Cloudera Data Catalog Data Sharing Concurrent User Tests
Performance testing of Data Sharing with Cloudera Data Catalog in Cloudera on cloud 7.3.2.0 revealed stable operation with up to 100 concurrent users, while higher loads caused significant errors and timeouts. Recommendations include limiting concurrent users to 100 for optimal performance.
Test Environment
Tests were run for 30 minutes per user level against a cluster running Cloudera on cloud 7.3.2.0. The data set consisted of 50 databases with 100 tables and 1000 columns each. 1000 data shares were created, each sharing 5 tables with 200 external users.

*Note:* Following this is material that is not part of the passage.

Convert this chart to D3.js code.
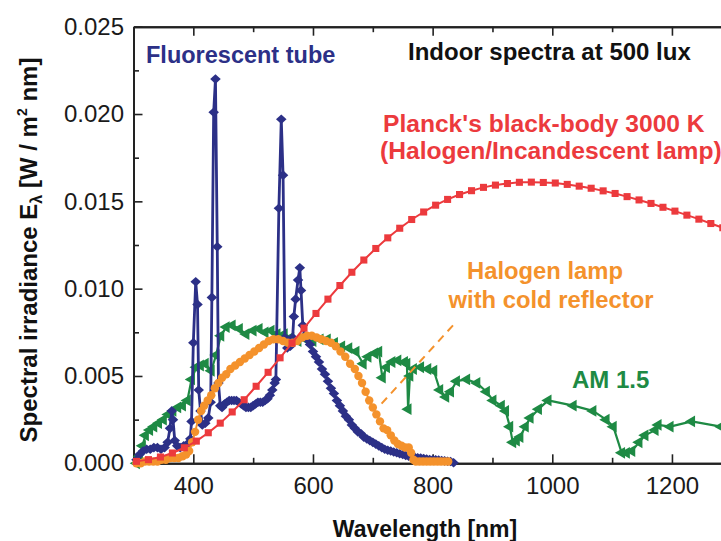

| Users | Requests | Avg. Response Time (miliseconds) | Error |
|---|---|---|---|
| 50 | 9877 | 9087 | 0 |
| 100 | 9945 | 17484 | 0 |
| 150 | 10113 | 25222 | 728 (7.2%) |
Conclusion
Data Catalog stress tests showed reliable performance with up to 100 concurrent users. At 150 concurrent users, a significantly higher error rate was observed when listing external users and listing data shares. Response times exceeded 60 seconds, resulting in request timeouts. The errors seen at 150 users were:
504 Gateway Time-out
Status Code: 504; Error Code: UNKNOWN_ERROR; Service: datacatalog; Operation: listExternalUsers; Request ID: Unknown;
Recommendation
Cloudera recommends keeping the number of concurrent users accessing the Cloudera Data Catalog APIs at or below 100 for stable operation. Exceeding this threshold is an extreme scenario that may lead to degraded performance and timeout errors.